Being a podiatrist, Beth Hochstein knew the usual routine of treating an ankle sprain; she found it a bit strange that her own ankle would lock in a bad position. Months later, she noticed her hand shaking. “Too much coffee,” she thought as she dismissed her symptoms, but her friends and family noticed it too. So, she decided to see a doctor who further examined her and diagnosed her with Parkinson’s disease.

“How is this possible?” Beth thought to herself, “Parkinson’s? I could easily recognize the disease in my older patients, but I was only 36!  I got into my car after that doctor’s visit and immediately lost it.”

Beth thought about drowning in her sorrows, but she thought of her husband and children and how they needed her–she had to stay strong for them. So, she kept going, and life remained mostly the same, except she now had a medication schedule to fit into her day. She started working with a personal trainer, and kept her head high, only telling family and very close friends about her diagnosis.

After a few years, things became more difficult and sleeping was a challenge. Some days it was hard for Beth to wake up and take her life-saving pills.  Seeing Beth struggle on one difficult morning her husband said, “Why don’t you call it quits on your own terms instead of the disease pushing you out?”

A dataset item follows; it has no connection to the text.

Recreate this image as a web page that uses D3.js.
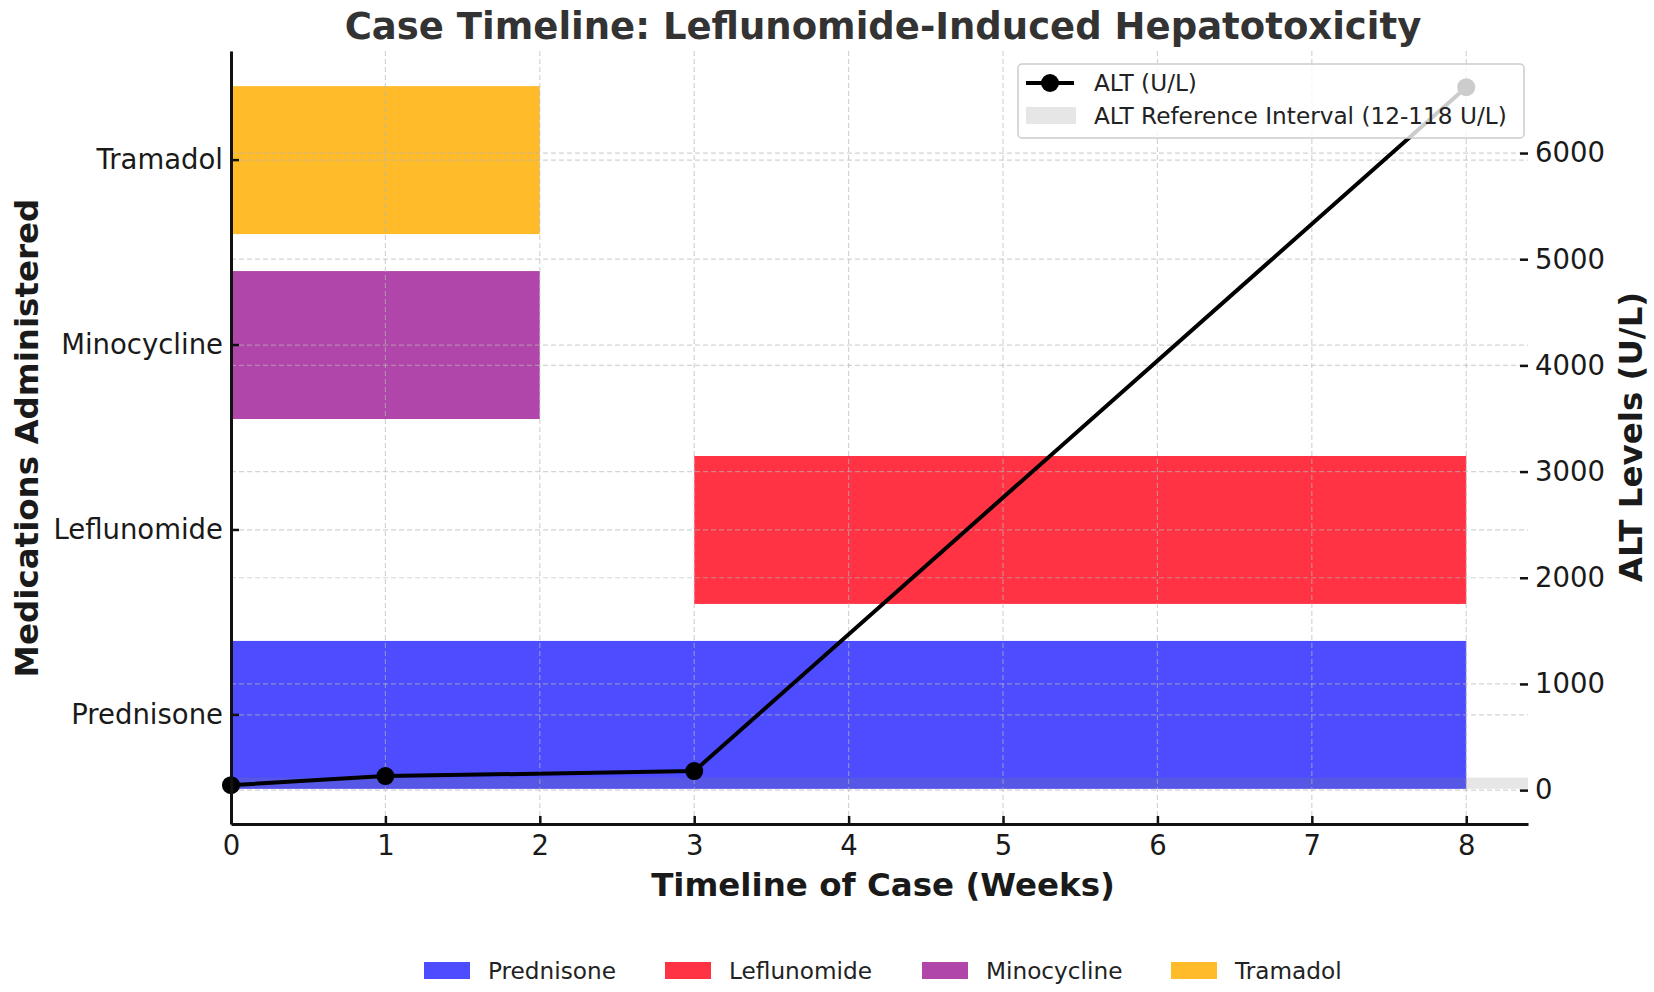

And that was the beginning of a new life for Beth. She quit her day job as a Podiatrist, and decided it was time to start checking off items on her bucket list. She went back to dancing school, the exact place where she danced 30 years ago. She picked up her old love of tap dancing, and upon the recommendation from a friend, Beth tried her first Zumba class. She was instantly addicted. “It took me away from my problems for one hour,” she recalled.

Beth went to Zumba class religiously, eventually becoming a licensed Zumba instructor. “I not only found a great and fun way to exercise that always seemed to free up motion for me, but I was adopted into what I now call the ‘Zumba Family’,” Beth recalled. “My Zumba family has always been there, cheering for me even when the right side of my body felt like bricks,” she continued.

Over the past four years, Beth has raised over $80,000 for Parkinson’s research and her classes seem to improve movement in all of the participants.

“Everyone calls me inspirational; I don’t feel inspirational, I’m just trying to do whatever I can to help find a cure. I fear for what the future holds, but I take one day at a time, and hope for the best and for a cure!”